A new fit won’t materialize overnight. Wall admitted he is “used to being the guy with the ball all the time” and that he is still adjusting to playing off Leonard and George when they are running the show. The reliability of Wall’s jumper also remains an issue: He missed all four of his three-point attempts against the Lakers.

However, Wall didn’t look tentative after so much time off, finishing 7 for 15 from the field. He knocked down a jumper on his first possession and then hit a second just a minute later.

“I kind of got to my patented spot, the midrange, and my [hesitation] pull-up went in for the first one,” he said. “When you see your first basket go in, everything feels easy.”

In a recent essay, Wall said he battled suicidal thoughts following his mother’s 2019 death after a fight with breast cancer and he felt “devastated” by his trade from the Wizards to the Rockets. At media day last month, he pledged to be a “dog” in his new role with the Clippers. Given that Wall hasn’t appeared in more than 41 games since 2016-17, Lue will keep him on a minutes restriction in hopes of maximizing his contributions.

Wall’s first act in Washington ended in unfulfilling fashion for all parties, and his second act in Houston was over before it started for reasons largely beyond his control. But he wore a wide smile Thursday, knowing this third act with the Clippers amounts to a genuine second chance.

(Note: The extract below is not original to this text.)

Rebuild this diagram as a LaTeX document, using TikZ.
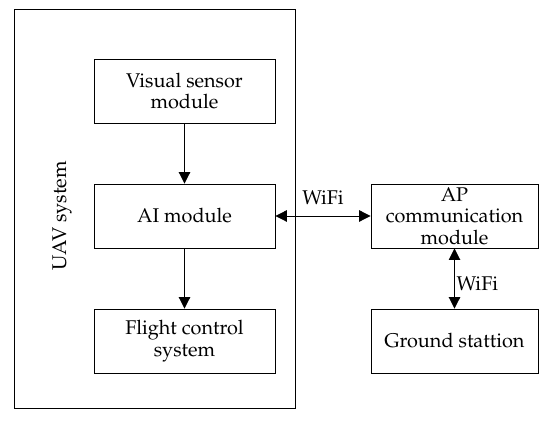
\documentclass[tikz,border=0pt]{standalone}
\usepackage[T1]{fontenc}
\usepackage{mathpazo}
\usepackage{tikz}
\usetikzlibrary{arrows.meta,positioning}

\begin{document}
\begin{tikzpicture}[x=0.02cm, y=-0.02cm, line width=0.5pt,
		box/.style={draw, align=center, inner sep=2pt, font=\fontsize{11.3}{12.2}\selectfont},
		conn/.style={-{Triangle[length=2.3mm,width=2.3mm]}},
		biconn/.style={{Triangle[length=2.3mm,width=2.3mm]}-{Triangle[length=2.3mm,width=2.3mm]}}]
		\useasboundingbox (0,0) rectangle (550,421);
		
		% UAV system frame
		\draw (14,9) rectangle (295,408);
		\node[rotate=90, font=\fontsize{11.3}{12.2}\selectfont] (uav) at (62,216) {UAV system};
		
		% modules on board
		\node[box, minimum width=3.62cm, minimum height=1.28cm] (vis) at (184.5,91) {Visual sensor\\module};
		\node[box, minimum width=3.62cm, minimum height=1.28cm] (ai) at (184.5,216) {AI module};
		\node[box, minimum width=3.62cm, minimum height=1.28cm] (fc) at (184.5,341) {Flight control\\system};
		
		% ground side
		\node[box, minimum width=3.34cm, minimum height=1.28cm] (ap) at (454.5,216) {AP\\communication\\module};
		\node[box, minimum width=3.34cm, minimum height=1.28cm] (gs) at (454.5,341) {Ground stattion};
		
		\draw[conn] (vis) -- (ai);
		\draw[conn] (ai) -- (fc);
		\draw[biconn] (ai) -- node[above, yshift=3pt, font=\fontsize{11.3}{12.2}\selectfont] {WiFi} (ap);
		\draw[biconn] (ap) -- node[right, inner sep=1pt, yshift=-3pt, font=\fontsize{11.3}{12.2}\selectfont] {WiFi} (gs);
	\end{tikzpicture}
\end{document}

“My job is to just push the pace and get easy shots for us,” Wall said. “Playing with a guy like [Leonard] that’s won championships, I just try to find him. Get him to his sweet spots. I asked him and [George], ‘What are your four or five favorite plays you want to run?’ When I get into the game and we don’t have a fast break and get into a half-court set, I get those guys the ball where they want it.”